1904 play by Frederick Fenn and Richard Pryce

Hilda Trevelyan, who created the main role, Amanda

'Op o' Me Thumb is a 1904 one-act play by the English authors Frederick Fenn and Richard Pryce. It was produced at the Court Theatre, London, on 13 March 1904, in a double bill with Robert Browning's A Soul's Tragedy. It transferred to the St James's Theatre on 24 April 1904. The leading role of Amanda was played by Hilda Trevelyan. The play was staged in New York in 1905 with Maude Adams as Amanda. It was filmed in 1920 as Suds, starring Mary Pickford in the role created by Trevelyan.

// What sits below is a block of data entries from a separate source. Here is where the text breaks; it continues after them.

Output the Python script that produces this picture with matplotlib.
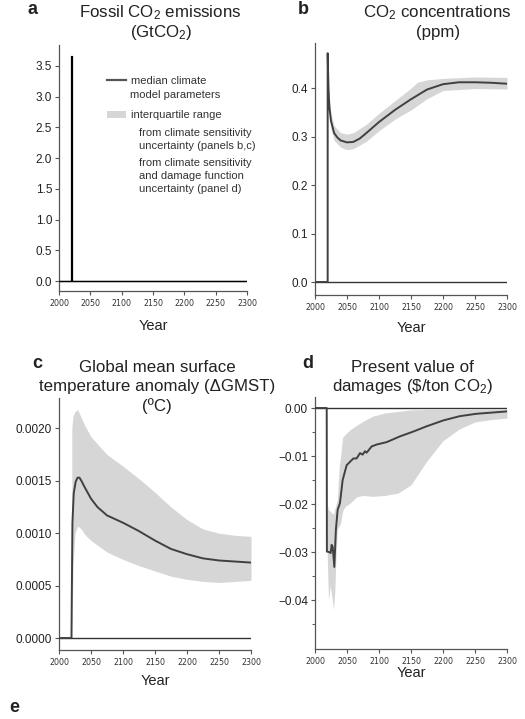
import numpy as np
import matplotlib
matplotlib.use("Agg")
import matplotlib.pyplot as plt
from matplotlib.lines import Line2D
from matplotlib.patches import Patch

plt.rcParams["font.family"] = ["Liberation Sans", "DejaVu Sans"]
plt.rcParams["mathtext.default"] = "regular"

LINE = "#404040"
BAND = "#d6d6d6"
TXT = "#222222"

# ── a: fossil CO2 emissions pulse ──────────────────────────────────────────
yr_a = [2000, 2019.5, 2019.5, 2020.5, 2020.5, 2300]
emis = [0.0, 0.0, 3.66, 3.66, 0.0, 0.0]

# ── b: CO2 concentrations ──────────────────────────────────────────────────
yr_b = [2000, 2019.8, 2019.8, 2021, 2022.4, 2025, 2030, 2035, 2040, 2050, 2060,
        2070, 2080, 2100, 2125, 2150, 2175, 2200, 2225, 2250, 2275, 2300]
conc_med = [0.0, 0.0, 0.472, 0.40, 0.362, 0.332, 0.307, 0.298, 0.292, 0.288, 0.289,
            0.296, 0.307, 0.330, 0.355, 0.377, 0.397, 0.408, 0.412, 0.412, 0.411, 0.409]
yr_b_band = [2021, 2022.4, 2025, 2030, 2040, 2050, 2060, 2080, 2100, 2125, 2150,
             2160, 2175, 2200, 2250, 2300]
conc_lo = [0.37, 0.345, 0.315, 0.292, 0.278, 0.273, 0.275, 0.290, 0.312, 0.336,
           0.355, 0.364, 0.378, 0.395, 0.399, 0.398]
conc_hi = [0.43, 0.38, 0.347, 0.322, 0.308, 0.305, 0.308, 0.325, 0.348, 0.374,
           0.400, 0.412, 0.417, 0.420, 0.423, 0.422]

# ── c: temperature anomaly ─────────────────────────────────────────────────
yr_c = [2000, 2019.5, 2020, 2021, 2023, 2026, 2029, 2032, 2035, 2040, 2050, 2060, 2075,
        2100, 2125, 2150, 2175, 2200, 2225, 2250, 2275, 2300]
temp_med = [0.0, 0.0, 0.0004, 0.0011, 0.00138, 0.00149, 0.00153, 0.00153, 0.00150, 0.00144,
            0.00133, 0.00125, 0.00117, 0.00110, 0.00102, 0.00093, 0.00085, 0.00080,
            0.00076, 0.00074, 0.00073, 0.00072]
yr_c_band = [2020, 2022, 2025, 2029, 2035, 2040, 2050, 2075, 2100, 2125, 2150, 2175,
             2200, 2225, 2250, 2275, 2300]
temp_lo = [0.0, 0.0007, 0.00100, 0.00107, 0.00104, 0.00099, 0.00093, 0.00082, 0.00075,
           0.00069, 0.00064, 0.00059, 0.00056, 0.00054, 0.00053, 0.00054, 0.00055]
temp_hi = [0.0020, 0.00212, 0.00216, 0.00218, 0.00210, 0.00203, 0.00192, 0.00175,
           0.00164, 0.00152, 0.00139, 0.00125, 0.00113, 0.00104, 0.00100, 0.00098, 0.00097]

# ── d: present value of damages ────────────────────────────────────────────
yr_d = [2000, 2018.3, 2018.6, 2022, 2024.5, 2026, 2027.6, 2030.2, 2032.6, 2035.4, 2039,
        2043.2, 2049.5, 2054.7, 2060, 2065, 2070.3, 2074.5, 2078.1, 2080.7, 2088.5,
        2096.4, 2112, 2132.8, 2153.6, 2174.5, 2200, 2226, 2252, 2300]
dmg_med = [0.0, 0.0, -0.0299, -0.0300, -0.0302, -0.0285, -0.0289, -0.0331, -0.0254,
           -0.0212, -0.0198, -0.0150, -0.0119, -0.0112, -0.0105, -0.0105, -0.0094,
           -0.0097, -0.0090, -0.0093, -0.0080, -0.0076, -0.0071, -0.0059, -0.0049,
           -0.0038, -0.0026, -0.0017, -0.0012, -0.0007]
yr_d_band = [2019, 2021, 2024, 2027, 2029, 2031, 2033, 2035, 2038, 2040, 2043, 2047,
             2055, 2065, 2075, 2090, 2110, 2130, 2150, 2175, 2200, 2225, 2250, 2275, 2300]
dmg_lo = [-0.030, -0.040, -0.037, -0.040, -0.042, -0.038, -0.030, -0.0253, -0.0245,
          -0.024, -0.0215, -0.0205, -0.0198, -0.0185, -0.0182, -0.0184, -0.0182,
          -0.0177, -0.0160, -0.0110, -0.0068, -0.0044, -0.0029, -0.0024, -0.0021]
dmg_hi = [-0.020, -0.0212, -0.0215, -0.022, -0.022, -0.021, -0.020, -0.019, -0.012,
          -0.0100, -0.0062, -0.0055, -0.0045, -0.0036, -0.0028, -0.0017, -0.0010,
          -0.0007, -0.0004, -0.0003, -0.0002, -0.0002, -0.0001, -0.0001, -0.0001]

W, H = 525, 719
fig = plt.figure(figsize=(W / 100, H / 100), dpi=100)


def px_axes(l, t, r, b):
    return fig.add_axes([l / W, 1 - b / H, (r - l) / W, (b - t) / H])


def style(ax, ylim, yticks, fmt, labelpad):
    ax.set_xlim(2000, 2300)
    ax.set_ylim(*ylim)
    for s in ["top", "right"]:
        ax.spines[s].set_visible(False)
    for s in ["left", "bottom"]:
        ax.spines[s].set_color("#555555")
        ax.spines[s].set_linewidth(0.9)
    ax.set_xticks(np.arange(2000, 2301, 50))
    ax.set_yticks(yticks)
    ax.set_yticklabels([fmt.format(v).replace("-", "\u2212") for v in yticks])
    ax.tick_params(direction="out", length=3, width=0.8, color="#555555", pad=2)
    ax.tick_params(axis="x", pad=2.5)
    for lab in ax.get_xticklabels():
        lab.set_fontfamily("DejaVu Sans")
        lab.set_fontsize(5.7)
        lab.set_color("#333333")
    for lab in ax.get_yticklabels():
        lab.set_fontsize(8.5)
        lab.set_color(TXT)
    ax.axhline(0, color="#333333", lw=1.0, zorder=1)
    ax.set_xlabel("Year", fontsize=10.5, color=TXT, labelpad=labelpad)


# panel a
ax_a = px_axes(59, 45, 247, 291)
ax_a.plot(yr_a, emis, color="black", lw=0.9, zorder=3)
style(ax_a, (-0.16, 3.84), np.arange(0, 3.51, 0.5), "{:.1f}", 8)
handles = [Line2D([], [], color="#555555", lw=1.6), Patch(facecolor=BAND, edgecolor="none")]
ax_a.legend(handles, ["median climate", "interquartile range"],
            loc="upper left", bbox_to_anchor=(0.255, 0.874), frameon=False,
            fontsize=8, handlelength=1.7, handletextpad=0.45, borderpad=0,
            borderaxespad=0, labelspacing=2.2, labelcolor="#333333")
tx = (130 - 59) / 188
ax_a.text(tx, (291 - 95) / 246, "model parameters", transform=ax_a.transAxes,
          fontsize=8, color="#333333", va="center")
ax_a.text(0.4255, 0.662, "from climate sensitivity\nuncertainty (panels b,c)",
          transform=ax_a.transAxes, fontsize=8, color="#333333", va="top", linespacing=1.38)
ax_a.text(0.4255, 0.540, "from climate sensitivity\nand damage function\nuncertainty (panel d)",
          transform=ax_a.transAxes, fontsize=8, color="#333333", va="top", linespacing=1.38)

# panel b
ax_b = px_axes(315, 43, 507, 295)
ax_b.fill_between(yr_b_band, conc_lo, conc_hi, color=BAND, lw=0, zorder=2)
ax_b.plot(yr_b, conc_med, color=LINE, lw=1.4, zorder=3)
style(ax_b, (-0.0268, 0.493), np.arange(0, 0.41, 0.1), "{:.1f}", 7)

# panel c
ax_c = px_axes(59, 398, 251, 650)
ax_c.fill_between(yr_c_band, temp_lo, temp_hi, color=BAND, lw=0, zorder=2)
ax_c.plot(yr_c, temp_med, color=LINE, lw=1.4, zorder=3)
style(ax_c, (-0.000114, 0.00229), np.arange(0, 0.00201, 0.0005), "{:.4f}", 5.5)

# panel d
ax_d = px_axes(315, 397, 507, 649)
ax_d.fill_between(yr_d_band, dmg_lo, dmg_hi, color=BAND, lw=0, zorder=2)
ax_d.plot(yr_d, dmg_med, color=LINE, lw=1.4, zorder=3)
style(ax_d, (-0.0502, 0.0023), [0, -0.01, -0.02, -0.03, -0.04], "{:.2f}", 0)
ax_d.set_yticks(np.arange(-0.045, 0, 0.01), minor=True)
ax_d.tick_params(which="minor", direction="out", length=2, width=0.7, color="#555555")


def ftext(x, y, s, **kw):
    fig.text(x / W, 1 - y / H, s, ha="center", va="center", color=TXT, **kw)


TS = 12.2
ftext(160, 13, "Fossil CO$_2$ emissions", fontsize=TS)
ftext(161, 32, "(GtCO$_2$)", fontsize=TS)
ftext(437, 13, "CO$_2$ concentrations", fontsize=TS)
ftext(438, 32, "(ppm)", fontsize=TS)
ftext(157, 367, "Global mean surface", fontsize=TS)
ftext(157, 386, "temperature anomaly (\u0394GMST)", fontsize=TS)
ftext(157, 406, "(\u00baC)", fontsize=TS)
ftext(412, 367, "Present value of", fontsize=TS)
ftext(413, 386, "damages ($\\$$/ton CO$_2$)", fontsize=TS)

for lx, ly, letter in [(33, 10, "a"), (303, 9, "b"), (37, 363, "c"), (308, 363, "d"), (14, 708, "e")]:
    ftext(lx, ly, letter, fontsize=13, fontweight="bold")

fig.savefig("out.png", dpi=100)
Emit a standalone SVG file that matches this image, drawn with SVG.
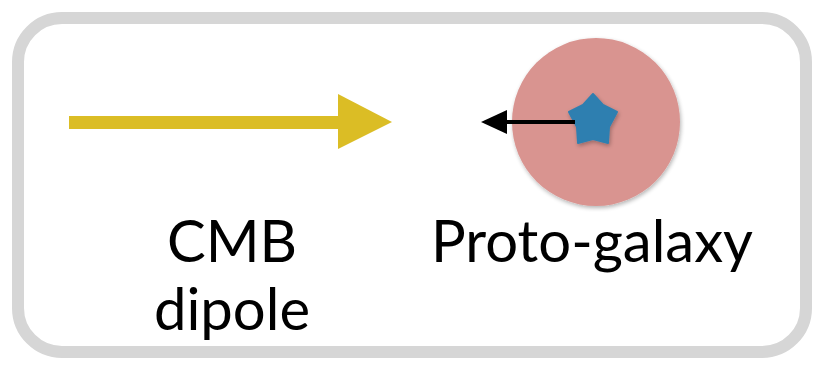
<svg xmlns="http://www.w3.org/2000/svg" width="824" height="371" viewBox="0 0 824 371">
<defs>
<style>
.lbl{font-family:Lato,"Open Sans","Liberation Sans",sans-serif;font-size:58px;fill:#000;text-anchor:middle}
</style>
<filter id="sh" x="-20%" y="-20%" width="140%" height="140%"><feGaussianBlur in="SourceAlpha" stdDeviation="2"/><feOffset dx="1" dy="2"/><feComponentTransfer><feFuncA type="linear" slope="0.3"/></feComponentTransfer><feMerge><feMergeNode/><feMergeNode in="SourceGraphic"/></feMerge></filter>
</defs>
<rect width="824" height="371" fill="#fff"/>
<g id="frame">
<rect x="18" y="18" width="788" height="334" rx="44" ry="44" fill="none" stroke="#d6d6d6" stroke-width="12"/>
</g>
<g id="galaxy">
<circle cx="596" cy="122" r="84" fill="#d99490" filter="url(#sh)"/>
<path d="M593,94 L603,105 L617,112 L609,127 L608,143 L593,139 L578,143 L577,127 L569,112 L583,105 Z" fill="#2f7fb0" stroke="#2f7fb0" stroke-width="2" stroke-linejoin="round" filter="url(#sh)"/>
</g>
<g id="connectors">
<path d="M69,122.5 L339,122.5" stroke="#dbbd25" stroke-width="13" fill="none"/>
<path d="M338,94 L392,122 L338,149 Z" fill="#dbbd25"/>
<path d="M575,122 L503,122" stroke="#000" stroke-width="4" fill="none"/>
<path d="M481,122 L507,110 L507,134 Z" fill="#000"/>
</g>
<g id="labels">
<text class="lbl" x="232" y="262">CMB</text>
<text class="lbl" x="232" y="330">dipole</text>
<text class="lbl" x="592" y="262">Proto-galaxy</text>
</g>
</svg>
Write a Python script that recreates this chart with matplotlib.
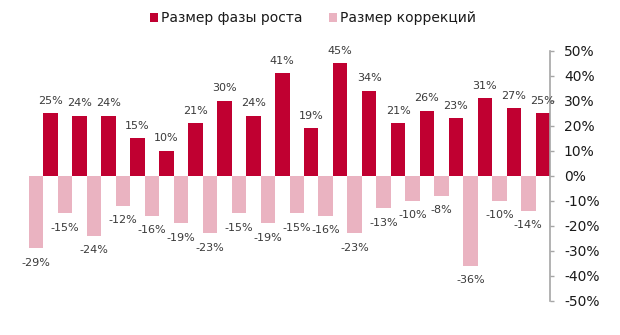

==Characters and original cast==
- Madame Didier – Marianne Caldwell
- Clem (Mrs) Galloway – Annie Howard
- Rose Jordan – Margaret Busse
- Celeste – Florence Lloyd
- Amanda Afflick – Hilda Trevelyan
- Horace Greensmith – H Nye Chart

==Plot==
The play is set in a London laundry. One of the workers, Amanda, fantasises about being the sweetheart of a handsome client, Horace, and tells her colleagues tall stories of their supposed romance. Horace arrives to collect his laundry; she confesses her deceit to him. Out of kindness he kisses her, and then goes, leaving Amanda alone, with her fantasies shattered but with the consolation of the kiss and his gold, diamond and ruby tie pin that he has given her.